** start of Records supplied **

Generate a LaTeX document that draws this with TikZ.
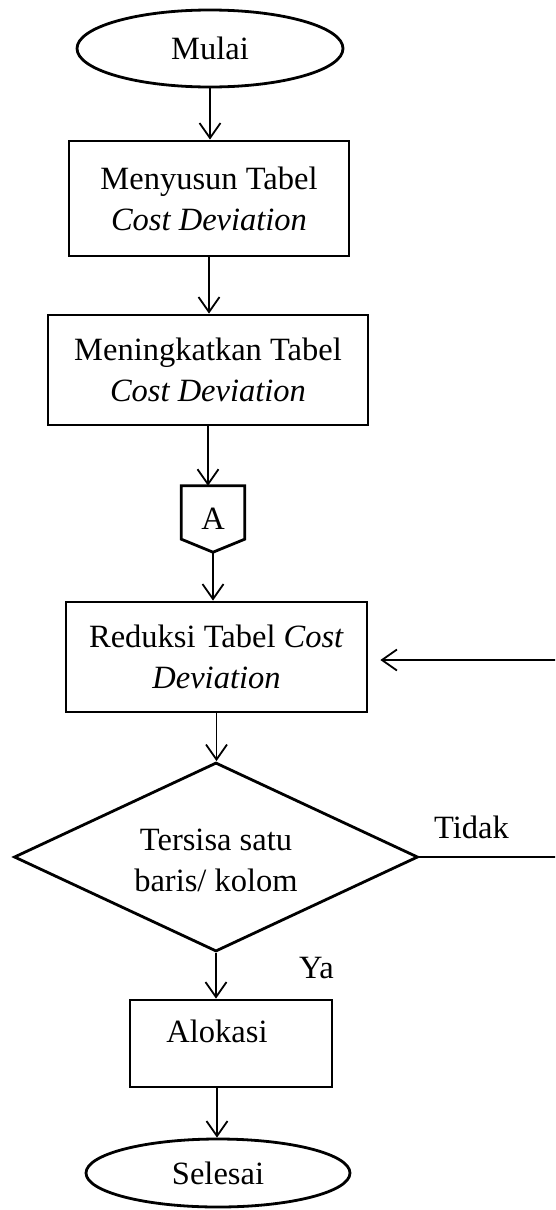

** end of Records supplied **
** start of Records supplied **

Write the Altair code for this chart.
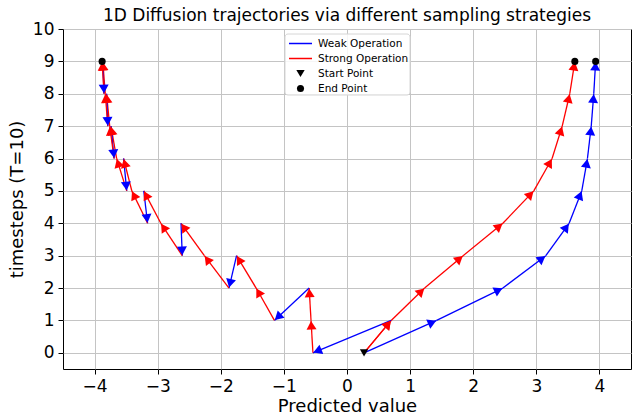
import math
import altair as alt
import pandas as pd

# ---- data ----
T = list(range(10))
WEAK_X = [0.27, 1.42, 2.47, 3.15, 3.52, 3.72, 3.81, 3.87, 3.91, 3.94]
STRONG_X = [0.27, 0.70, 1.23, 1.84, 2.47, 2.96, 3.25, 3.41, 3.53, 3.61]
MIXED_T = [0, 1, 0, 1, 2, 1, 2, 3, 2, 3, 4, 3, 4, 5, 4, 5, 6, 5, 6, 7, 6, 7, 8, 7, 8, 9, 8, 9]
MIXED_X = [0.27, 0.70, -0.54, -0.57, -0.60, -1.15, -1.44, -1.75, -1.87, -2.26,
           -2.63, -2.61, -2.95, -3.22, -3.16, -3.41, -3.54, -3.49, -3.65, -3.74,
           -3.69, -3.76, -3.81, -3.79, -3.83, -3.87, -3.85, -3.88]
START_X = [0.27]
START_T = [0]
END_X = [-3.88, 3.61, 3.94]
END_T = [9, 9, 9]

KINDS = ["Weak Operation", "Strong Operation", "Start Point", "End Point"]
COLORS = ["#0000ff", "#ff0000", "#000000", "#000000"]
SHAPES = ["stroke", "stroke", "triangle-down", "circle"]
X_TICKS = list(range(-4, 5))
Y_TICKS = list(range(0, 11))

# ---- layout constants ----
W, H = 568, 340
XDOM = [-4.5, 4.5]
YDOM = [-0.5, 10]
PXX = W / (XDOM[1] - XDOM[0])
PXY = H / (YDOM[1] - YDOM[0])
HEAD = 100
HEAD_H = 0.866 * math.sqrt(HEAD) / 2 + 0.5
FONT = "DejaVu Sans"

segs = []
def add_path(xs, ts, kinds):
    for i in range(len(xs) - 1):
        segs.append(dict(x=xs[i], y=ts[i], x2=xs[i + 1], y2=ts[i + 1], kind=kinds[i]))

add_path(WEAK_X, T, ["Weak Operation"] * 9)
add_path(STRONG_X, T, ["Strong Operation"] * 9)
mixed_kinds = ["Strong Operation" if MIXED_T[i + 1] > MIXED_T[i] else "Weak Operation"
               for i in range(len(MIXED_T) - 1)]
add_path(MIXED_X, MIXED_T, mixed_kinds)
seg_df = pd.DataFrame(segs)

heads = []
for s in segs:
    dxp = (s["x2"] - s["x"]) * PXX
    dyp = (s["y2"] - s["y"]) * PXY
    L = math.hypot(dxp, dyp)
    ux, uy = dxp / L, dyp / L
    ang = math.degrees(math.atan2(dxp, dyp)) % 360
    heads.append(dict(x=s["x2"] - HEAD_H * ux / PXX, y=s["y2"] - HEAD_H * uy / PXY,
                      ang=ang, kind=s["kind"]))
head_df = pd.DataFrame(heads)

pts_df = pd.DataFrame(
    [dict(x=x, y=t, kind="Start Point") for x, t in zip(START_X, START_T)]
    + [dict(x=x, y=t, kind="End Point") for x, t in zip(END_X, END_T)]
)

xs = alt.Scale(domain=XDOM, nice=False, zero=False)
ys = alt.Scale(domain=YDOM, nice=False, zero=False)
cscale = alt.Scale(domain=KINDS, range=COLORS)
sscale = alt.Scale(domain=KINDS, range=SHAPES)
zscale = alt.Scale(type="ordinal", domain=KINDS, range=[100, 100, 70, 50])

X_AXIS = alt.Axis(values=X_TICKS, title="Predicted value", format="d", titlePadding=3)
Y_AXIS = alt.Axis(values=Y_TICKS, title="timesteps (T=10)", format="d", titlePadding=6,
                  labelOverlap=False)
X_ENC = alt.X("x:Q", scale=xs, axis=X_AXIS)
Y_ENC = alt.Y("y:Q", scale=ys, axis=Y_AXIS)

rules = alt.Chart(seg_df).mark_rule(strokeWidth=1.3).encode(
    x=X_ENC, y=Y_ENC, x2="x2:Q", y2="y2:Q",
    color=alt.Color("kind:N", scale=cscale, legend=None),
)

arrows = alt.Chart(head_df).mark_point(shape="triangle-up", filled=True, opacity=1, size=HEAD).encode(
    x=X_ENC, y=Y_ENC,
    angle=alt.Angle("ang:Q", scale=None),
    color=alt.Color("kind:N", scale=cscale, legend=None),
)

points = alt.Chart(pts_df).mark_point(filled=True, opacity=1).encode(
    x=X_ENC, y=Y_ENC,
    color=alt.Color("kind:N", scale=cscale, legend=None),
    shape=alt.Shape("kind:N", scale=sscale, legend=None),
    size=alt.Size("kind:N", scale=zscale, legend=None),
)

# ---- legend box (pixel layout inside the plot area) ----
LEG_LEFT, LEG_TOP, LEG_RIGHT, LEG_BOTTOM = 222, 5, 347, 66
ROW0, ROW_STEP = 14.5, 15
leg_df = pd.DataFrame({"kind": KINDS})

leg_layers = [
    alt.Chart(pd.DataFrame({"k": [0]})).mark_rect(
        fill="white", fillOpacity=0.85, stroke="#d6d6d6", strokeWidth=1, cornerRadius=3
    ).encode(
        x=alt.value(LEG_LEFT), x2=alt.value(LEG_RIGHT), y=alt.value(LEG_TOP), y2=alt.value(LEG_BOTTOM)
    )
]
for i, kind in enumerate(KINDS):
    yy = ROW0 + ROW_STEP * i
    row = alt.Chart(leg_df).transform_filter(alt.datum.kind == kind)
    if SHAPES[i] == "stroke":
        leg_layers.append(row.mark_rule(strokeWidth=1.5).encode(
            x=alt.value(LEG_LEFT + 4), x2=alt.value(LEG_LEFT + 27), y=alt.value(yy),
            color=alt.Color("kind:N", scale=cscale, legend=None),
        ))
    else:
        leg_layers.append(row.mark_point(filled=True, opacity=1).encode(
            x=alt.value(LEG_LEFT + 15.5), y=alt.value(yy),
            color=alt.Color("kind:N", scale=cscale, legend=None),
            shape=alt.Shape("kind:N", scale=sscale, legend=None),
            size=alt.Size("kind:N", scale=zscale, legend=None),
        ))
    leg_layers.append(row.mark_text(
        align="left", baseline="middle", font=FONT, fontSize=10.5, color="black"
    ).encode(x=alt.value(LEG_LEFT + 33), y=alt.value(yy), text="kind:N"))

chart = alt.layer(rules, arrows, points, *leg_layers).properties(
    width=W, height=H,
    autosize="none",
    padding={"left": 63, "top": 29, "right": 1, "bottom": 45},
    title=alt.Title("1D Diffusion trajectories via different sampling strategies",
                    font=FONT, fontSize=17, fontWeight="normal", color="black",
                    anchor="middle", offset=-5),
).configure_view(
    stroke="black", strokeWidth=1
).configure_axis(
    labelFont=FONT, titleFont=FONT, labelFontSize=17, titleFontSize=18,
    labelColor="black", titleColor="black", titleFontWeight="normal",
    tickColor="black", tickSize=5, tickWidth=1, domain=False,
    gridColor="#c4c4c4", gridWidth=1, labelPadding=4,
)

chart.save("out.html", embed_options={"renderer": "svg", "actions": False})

** end of Records supplied **

Request.
Write out each line of the data that holds the string "this".

Worked answer.
Generate a LaTeX document that draws this with TikZ.
Write the Altair code for this chart.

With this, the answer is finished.